**Required task**
Extract all lines containing "this".
##############################
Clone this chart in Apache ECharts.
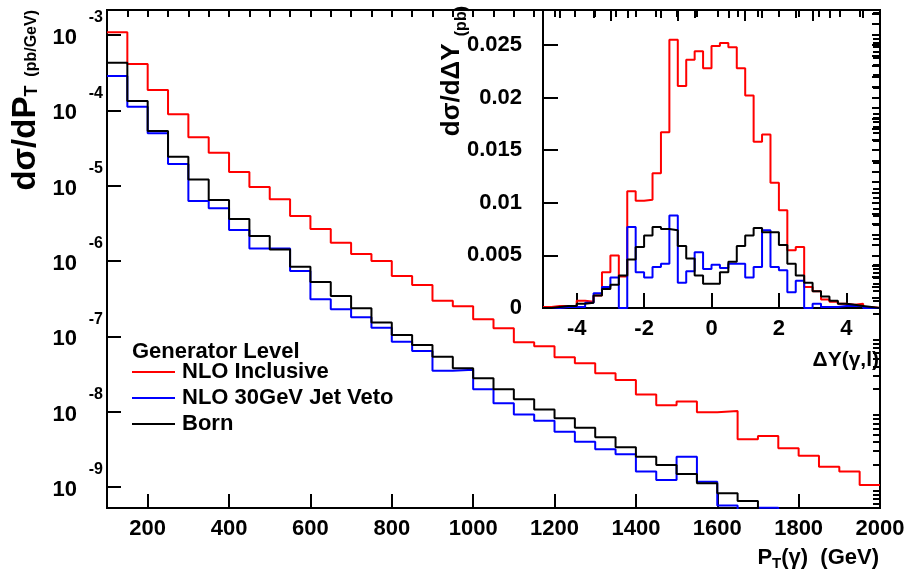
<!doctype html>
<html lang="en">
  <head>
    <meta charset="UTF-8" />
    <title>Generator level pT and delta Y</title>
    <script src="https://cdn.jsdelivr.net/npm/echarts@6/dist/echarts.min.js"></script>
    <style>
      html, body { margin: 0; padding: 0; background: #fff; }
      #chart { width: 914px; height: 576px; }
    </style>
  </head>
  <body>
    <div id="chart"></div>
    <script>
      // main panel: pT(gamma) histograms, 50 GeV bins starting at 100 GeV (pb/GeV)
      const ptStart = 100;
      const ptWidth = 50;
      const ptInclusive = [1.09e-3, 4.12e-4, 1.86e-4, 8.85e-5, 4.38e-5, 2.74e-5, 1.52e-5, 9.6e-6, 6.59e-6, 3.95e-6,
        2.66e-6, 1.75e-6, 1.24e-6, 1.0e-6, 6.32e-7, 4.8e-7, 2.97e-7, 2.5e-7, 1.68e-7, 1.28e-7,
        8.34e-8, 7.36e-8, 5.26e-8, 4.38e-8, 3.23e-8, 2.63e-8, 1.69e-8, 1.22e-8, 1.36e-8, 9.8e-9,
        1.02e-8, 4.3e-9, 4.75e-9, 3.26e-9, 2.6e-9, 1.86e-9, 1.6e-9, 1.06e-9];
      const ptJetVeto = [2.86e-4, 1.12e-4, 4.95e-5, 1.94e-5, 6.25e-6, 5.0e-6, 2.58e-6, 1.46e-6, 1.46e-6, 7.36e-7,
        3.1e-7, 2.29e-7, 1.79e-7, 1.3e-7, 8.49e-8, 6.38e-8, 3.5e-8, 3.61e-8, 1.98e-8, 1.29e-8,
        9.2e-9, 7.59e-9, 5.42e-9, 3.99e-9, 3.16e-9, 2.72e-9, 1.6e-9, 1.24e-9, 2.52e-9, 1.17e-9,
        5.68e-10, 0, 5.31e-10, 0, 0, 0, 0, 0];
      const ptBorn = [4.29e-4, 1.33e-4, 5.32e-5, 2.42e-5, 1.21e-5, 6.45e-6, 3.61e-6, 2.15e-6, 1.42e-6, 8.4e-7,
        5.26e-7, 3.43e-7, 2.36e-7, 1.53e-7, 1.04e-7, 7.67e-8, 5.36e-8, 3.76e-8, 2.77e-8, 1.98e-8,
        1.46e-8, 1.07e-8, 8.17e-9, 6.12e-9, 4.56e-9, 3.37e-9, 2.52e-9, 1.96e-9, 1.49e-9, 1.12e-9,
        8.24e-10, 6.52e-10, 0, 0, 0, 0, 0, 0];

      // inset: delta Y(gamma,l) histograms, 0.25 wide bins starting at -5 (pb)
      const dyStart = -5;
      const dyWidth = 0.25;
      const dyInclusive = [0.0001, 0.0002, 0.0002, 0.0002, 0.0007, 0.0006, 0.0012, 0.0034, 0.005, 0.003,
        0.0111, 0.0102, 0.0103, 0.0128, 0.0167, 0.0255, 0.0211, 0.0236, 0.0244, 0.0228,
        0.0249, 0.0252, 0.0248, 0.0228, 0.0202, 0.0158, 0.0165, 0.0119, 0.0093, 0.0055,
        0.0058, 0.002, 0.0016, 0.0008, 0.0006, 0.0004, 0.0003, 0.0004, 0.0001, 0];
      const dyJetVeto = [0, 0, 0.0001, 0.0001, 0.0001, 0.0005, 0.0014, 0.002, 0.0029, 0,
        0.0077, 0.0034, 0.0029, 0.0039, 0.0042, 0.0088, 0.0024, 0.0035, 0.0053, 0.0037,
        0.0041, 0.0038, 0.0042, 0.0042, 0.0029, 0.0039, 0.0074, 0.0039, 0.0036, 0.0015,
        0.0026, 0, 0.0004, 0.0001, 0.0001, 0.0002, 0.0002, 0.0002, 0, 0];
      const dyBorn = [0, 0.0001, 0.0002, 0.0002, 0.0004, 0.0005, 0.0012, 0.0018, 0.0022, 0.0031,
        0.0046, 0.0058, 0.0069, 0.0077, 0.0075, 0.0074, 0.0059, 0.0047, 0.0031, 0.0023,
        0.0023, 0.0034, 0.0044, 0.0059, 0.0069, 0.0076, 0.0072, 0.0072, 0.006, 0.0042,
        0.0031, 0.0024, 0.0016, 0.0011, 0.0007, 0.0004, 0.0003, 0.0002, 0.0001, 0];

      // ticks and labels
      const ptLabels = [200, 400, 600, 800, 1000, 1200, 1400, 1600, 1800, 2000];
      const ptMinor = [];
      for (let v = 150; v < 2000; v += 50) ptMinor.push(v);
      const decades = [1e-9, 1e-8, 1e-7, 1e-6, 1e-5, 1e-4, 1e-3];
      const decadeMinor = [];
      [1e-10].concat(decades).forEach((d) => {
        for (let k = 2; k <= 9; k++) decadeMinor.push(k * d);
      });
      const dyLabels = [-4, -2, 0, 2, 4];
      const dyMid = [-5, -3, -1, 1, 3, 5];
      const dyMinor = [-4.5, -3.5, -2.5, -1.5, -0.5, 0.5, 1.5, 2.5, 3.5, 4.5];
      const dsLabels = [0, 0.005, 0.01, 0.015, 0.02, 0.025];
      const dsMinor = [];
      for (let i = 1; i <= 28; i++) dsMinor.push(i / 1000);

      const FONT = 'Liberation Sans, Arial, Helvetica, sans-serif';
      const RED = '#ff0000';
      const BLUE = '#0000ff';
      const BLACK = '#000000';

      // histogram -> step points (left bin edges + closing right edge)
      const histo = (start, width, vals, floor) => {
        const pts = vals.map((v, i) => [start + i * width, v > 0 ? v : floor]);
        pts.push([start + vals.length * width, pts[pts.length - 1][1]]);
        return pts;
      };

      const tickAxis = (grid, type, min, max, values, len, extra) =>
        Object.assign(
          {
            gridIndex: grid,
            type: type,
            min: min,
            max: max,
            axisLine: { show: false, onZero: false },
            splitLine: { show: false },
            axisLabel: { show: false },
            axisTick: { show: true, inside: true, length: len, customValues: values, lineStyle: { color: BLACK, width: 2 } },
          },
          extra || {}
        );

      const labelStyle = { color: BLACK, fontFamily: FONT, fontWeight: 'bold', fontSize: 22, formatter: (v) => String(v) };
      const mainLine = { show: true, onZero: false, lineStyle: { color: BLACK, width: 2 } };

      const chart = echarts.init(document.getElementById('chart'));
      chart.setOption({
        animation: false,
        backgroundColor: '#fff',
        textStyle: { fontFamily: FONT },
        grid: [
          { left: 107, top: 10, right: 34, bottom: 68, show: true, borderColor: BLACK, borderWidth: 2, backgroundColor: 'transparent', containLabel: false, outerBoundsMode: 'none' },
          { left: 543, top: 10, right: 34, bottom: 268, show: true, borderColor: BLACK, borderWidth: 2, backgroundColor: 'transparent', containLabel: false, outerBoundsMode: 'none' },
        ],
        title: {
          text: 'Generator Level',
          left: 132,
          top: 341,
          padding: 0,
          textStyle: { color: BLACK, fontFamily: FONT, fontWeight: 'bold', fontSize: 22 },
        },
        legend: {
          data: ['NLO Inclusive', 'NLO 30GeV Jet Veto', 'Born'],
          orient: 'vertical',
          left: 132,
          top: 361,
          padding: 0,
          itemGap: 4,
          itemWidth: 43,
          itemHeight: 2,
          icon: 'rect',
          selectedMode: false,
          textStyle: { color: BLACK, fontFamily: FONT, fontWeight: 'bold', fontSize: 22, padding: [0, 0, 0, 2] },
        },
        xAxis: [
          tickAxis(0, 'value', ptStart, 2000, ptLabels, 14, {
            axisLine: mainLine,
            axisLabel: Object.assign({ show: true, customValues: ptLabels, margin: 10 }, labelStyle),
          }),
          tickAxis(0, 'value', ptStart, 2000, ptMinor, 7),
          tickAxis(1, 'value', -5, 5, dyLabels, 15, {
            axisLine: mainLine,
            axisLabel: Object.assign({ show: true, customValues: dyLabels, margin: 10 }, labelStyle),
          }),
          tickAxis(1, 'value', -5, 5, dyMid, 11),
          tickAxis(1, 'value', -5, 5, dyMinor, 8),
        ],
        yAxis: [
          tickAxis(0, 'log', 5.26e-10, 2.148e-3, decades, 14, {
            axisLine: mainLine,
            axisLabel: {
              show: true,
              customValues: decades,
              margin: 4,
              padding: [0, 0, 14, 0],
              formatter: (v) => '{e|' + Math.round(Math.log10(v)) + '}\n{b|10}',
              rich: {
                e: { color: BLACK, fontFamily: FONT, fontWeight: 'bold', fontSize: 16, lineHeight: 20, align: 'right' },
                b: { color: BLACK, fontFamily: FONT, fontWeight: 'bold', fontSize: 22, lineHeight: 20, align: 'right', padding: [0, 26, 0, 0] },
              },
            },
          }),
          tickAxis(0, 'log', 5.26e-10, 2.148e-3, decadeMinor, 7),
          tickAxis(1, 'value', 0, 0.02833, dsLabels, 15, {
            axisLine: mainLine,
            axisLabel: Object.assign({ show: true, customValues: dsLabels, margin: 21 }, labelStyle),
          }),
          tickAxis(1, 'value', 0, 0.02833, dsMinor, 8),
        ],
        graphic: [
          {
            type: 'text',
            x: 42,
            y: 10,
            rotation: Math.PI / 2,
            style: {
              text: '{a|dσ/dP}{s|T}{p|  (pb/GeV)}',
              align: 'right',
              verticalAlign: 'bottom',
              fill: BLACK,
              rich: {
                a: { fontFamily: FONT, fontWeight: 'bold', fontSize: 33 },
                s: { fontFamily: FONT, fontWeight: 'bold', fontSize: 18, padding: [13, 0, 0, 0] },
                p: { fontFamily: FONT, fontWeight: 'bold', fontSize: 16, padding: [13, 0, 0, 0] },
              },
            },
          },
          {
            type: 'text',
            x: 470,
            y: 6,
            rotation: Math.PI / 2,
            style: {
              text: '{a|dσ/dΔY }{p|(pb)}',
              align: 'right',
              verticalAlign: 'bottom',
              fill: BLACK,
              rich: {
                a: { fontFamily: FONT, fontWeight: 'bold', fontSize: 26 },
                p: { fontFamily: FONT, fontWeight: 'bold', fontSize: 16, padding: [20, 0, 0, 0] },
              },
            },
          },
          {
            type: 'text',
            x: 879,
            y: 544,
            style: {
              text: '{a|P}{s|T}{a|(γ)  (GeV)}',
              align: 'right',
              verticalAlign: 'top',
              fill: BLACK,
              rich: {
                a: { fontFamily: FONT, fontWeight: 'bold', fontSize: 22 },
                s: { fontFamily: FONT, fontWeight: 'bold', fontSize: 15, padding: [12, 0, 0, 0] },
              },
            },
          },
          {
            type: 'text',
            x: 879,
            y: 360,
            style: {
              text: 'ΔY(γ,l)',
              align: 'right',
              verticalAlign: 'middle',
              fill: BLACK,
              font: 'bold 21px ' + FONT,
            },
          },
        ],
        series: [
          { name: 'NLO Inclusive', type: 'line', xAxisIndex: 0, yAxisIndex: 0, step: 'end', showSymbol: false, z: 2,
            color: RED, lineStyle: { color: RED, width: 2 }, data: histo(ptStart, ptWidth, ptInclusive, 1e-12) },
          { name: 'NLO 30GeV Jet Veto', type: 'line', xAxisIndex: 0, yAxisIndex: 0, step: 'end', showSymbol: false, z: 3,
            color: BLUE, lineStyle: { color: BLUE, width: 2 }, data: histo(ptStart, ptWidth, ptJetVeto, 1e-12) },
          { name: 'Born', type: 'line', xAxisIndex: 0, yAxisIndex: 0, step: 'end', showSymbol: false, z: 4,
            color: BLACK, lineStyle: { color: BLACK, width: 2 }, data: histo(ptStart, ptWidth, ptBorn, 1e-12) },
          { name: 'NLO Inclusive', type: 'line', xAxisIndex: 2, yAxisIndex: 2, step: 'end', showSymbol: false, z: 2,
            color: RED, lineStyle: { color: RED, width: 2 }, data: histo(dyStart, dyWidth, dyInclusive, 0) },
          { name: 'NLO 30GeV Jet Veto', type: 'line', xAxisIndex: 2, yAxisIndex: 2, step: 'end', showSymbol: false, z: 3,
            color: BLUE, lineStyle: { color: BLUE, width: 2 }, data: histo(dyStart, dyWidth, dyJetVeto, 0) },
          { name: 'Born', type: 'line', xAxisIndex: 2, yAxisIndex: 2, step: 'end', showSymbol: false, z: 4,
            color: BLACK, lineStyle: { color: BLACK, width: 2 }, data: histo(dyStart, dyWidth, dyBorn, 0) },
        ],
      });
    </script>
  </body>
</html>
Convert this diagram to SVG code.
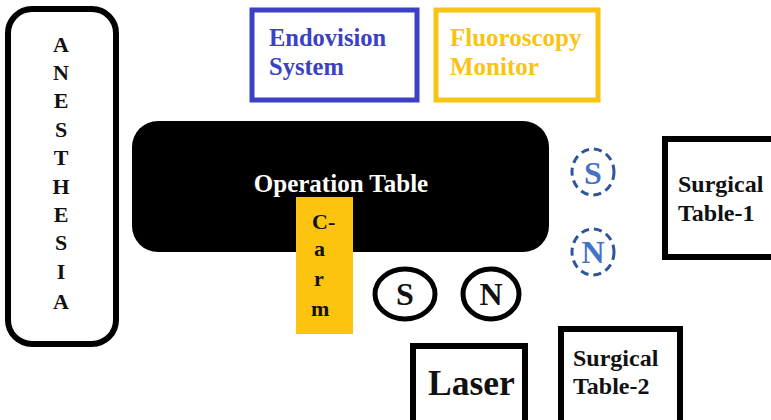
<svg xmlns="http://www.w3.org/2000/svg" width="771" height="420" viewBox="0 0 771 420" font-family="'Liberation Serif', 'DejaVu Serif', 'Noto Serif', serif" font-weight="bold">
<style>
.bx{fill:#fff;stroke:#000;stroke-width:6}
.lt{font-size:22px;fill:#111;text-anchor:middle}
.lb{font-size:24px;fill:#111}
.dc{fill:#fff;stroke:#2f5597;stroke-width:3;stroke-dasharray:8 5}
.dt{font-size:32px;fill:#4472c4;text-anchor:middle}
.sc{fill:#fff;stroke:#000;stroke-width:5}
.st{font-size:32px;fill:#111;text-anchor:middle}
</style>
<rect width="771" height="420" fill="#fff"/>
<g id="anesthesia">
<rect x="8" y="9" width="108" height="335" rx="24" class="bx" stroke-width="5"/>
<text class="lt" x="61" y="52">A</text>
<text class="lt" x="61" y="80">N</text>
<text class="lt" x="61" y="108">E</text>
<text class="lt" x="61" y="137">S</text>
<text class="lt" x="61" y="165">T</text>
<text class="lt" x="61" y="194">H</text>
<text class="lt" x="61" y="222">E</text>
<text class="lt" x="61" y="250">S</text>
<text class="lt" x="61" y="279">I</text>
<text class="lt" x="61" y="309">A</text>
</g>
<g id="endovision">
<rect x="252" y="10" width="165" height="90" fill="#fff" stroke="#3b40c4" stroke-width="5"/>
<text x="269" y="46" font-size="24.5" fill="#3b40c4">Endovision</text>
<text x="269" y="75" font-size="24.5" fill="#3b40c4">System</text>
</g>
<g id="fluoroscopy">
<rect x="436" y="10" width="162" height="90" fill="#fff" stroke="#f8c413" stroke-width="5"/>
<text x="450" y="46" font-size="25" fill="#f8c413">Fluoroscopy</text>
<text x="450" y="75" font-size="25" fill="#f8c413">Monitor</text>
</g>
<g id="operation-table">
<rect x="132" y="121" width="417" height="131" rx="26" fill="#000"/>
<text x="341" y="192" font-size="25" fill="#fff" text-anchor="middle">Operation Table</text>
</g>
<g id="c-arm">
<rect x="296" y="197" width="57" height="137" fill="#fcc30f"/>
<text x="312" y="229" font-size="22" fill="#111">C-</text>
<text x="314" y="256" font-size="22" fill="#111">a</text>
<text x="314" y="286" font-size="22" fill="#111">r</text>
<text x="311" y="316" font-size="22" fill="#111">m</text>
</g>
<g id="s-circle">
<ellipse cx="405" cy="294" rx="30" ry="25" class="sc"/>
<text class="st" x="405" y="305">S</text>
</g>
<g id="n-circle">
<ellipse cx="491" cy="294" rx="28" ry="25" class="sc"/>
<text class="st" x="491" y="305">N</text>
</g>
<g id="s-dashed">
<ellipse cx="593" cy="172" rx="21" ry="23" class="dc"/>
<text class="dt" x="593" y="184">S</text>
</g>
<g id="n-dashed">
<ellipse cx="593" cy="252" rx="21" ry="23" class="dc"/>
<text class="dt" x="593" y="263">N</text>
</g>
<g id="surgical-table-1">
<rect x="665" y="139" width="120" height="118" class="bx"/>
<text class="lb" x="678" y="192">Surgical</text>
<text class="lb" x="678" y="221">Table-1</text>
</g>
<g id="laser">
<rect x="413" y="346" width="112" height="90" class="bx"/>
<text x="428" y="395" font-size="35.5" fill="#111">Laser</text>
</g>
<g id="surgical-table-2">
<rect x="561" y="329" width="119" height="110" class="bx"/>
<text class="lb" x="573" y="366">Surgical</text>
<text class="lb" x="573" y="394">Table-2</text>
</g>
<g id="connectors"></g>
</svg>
##############################
**Task answer**
Clone this chart in Apache ECharts.
Convert this diagram to SVG code.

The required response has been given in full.